C'est une honte. Une véritable honte.

Difficile pour Ariane Dayer d'échapper au conformisme intellectuel sur la fumée passive qui serait mortelle :

La lutte contre la fumée passive est louable, continue-t-elle. 

Pour ajouter toutefois aussitôt :

Mais ne peut-elle pas s'accommoder d'une exception pour les personnes âgées ? N'est-il pas possible de décréter une sorte de moratoire pour laisser terminer paisiblement le chemin aux générations qui ont grandi dans la fumée et qui y puisent leurs derniers plaisirs ?

Fort bien. Cette considération à l'égard des personnes âgées est louable, MAIS une première question se pose : 

Comment Ariane Dayer compte-t-elle s'y prendre pour déterminer quelle est la dernière génération qui a grandi dans la fumée ?

Question suivie d'autres, tout aussi languissantes :
Pourquoi les personnes âgées auraient-elles seules le droit de trouver du plaisir dans la fumée ? Parce qu'elles ont grandi dedans ? Qu'est-ce que cela veut dire : grandir dans la fumée ? 

Ariane Dayer est beaucoup plus sensée quand elle écrit :

Sans discernement ni sens des nuances, notre trip hygiéniste est imbécile. Qui sommes-nous devenus, qu'avons-nous perdu en route pour prétendre faire ainsi la morale à nos ancêtres par la force ?

Nous avons perdu en route notre discernement - quand je dis nous, je ne me sens pas vraiment visé, modestie mise à part -, notre sens des nuances, notre courage de décider par nous-mêmes. Nous acceptons de plus en plus que notre vie soit entièrement réglémentée par d'autres, personnifiés par l'Etat, qui prétendent savoir mieux que nous-mêmes en quoi réside notre bien.
Je sais bien que la vie n'est pas seulement faite de plaisirs, que, si nous avons des droits, nous avons aussi des devoirs. Mais je me rends bien compte que les degrés de liberté laissés à chacun se réduisent gentiment - plus ou moins - comme une peau de chagrin  et que l'Etat intervient de plus en plus dans notre vie pour la diriger et se passe de plus en plus de notre consentement individuel.
Dans le même ordre d'idées je reçois encore des commentaires au sujet de mon article
Jacques Neirynck aime l'eau du robinet, grand bien lui fasse ! , mis en ligne il y a déjà un an. Je ne les publie plus parce qu'ils ne font que ressasser :

Vous n'avez pas honte de préférer votre petit plaisir égoïste à l'écologie !

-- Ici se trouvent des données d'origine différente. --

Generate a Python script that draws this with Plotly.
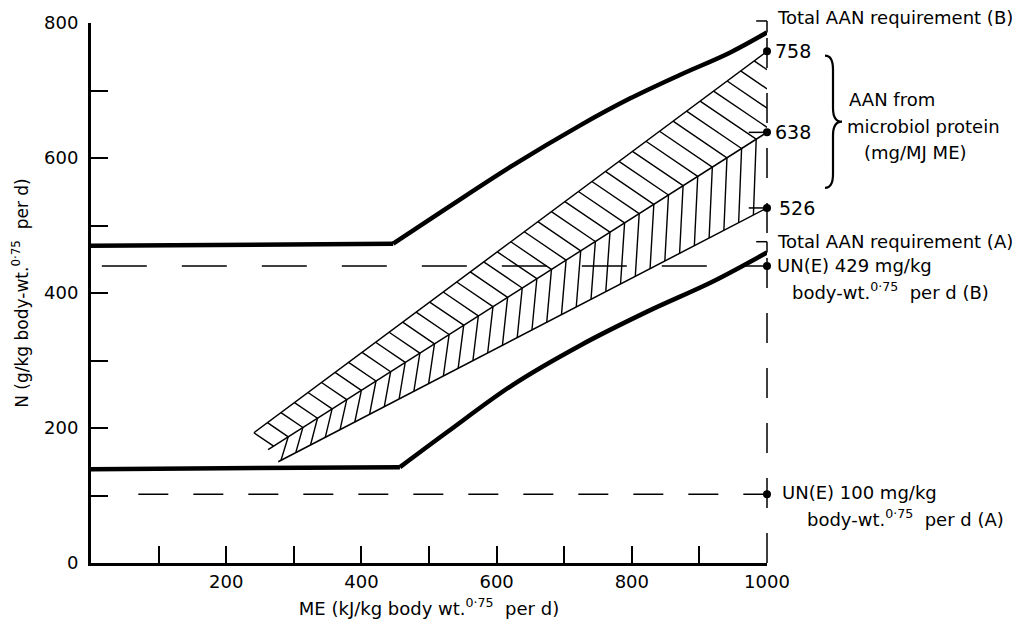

Une internaute, qui boit de l'eau en bouteille, parce qu'elle ne peut faire autrement là où elle réside - dans une île espagnole - m'a même écrit que j'étais mesquin envers ce pauvre Jacques Neirynck...
Plutôt que de vouloir interdire l'eau minérale en bouteille, ne devrait-on pas enseigner le réflexe de mettre les bouteilles en PET dans les conteneurs ad hoc, comme je le fais systématiquement ? Car les bouteilles en verre, qu'excepte de sa vindicte Jacques Neirynck, sont lourdes pour ... les personnes âgées et je ne vois pas au nom de quoi tout le monde serait obligé de boire de l'eau du robinet.
Plutôt que d'interdire de fumer des cigarettes dans toujours plus d'endroits, sous le prétexte fallacieux de la fumée passive, ne devrait-on pas laisser les fumeurs prendre leur plaisir et leur responsabilité en connaissance de cause et les propriétaires de lieux accessibles au public, qui sont en fait des lieux privés, décider de ce que bon leur semble dans leurs établissements ?
Je sais qu'il existe maintenant des lois destinées à lutter contre ce bobard qu'est la fumée passive dans la plupart des cantons. Mais les lois imbéciles, basées sur une imposture, peuvent toujours être défaites par le souverain quand il s'apercevra qu'elles sont au bout du compte plus nuisibles que bénéfiques... et qu'elles empoisonnent la vie.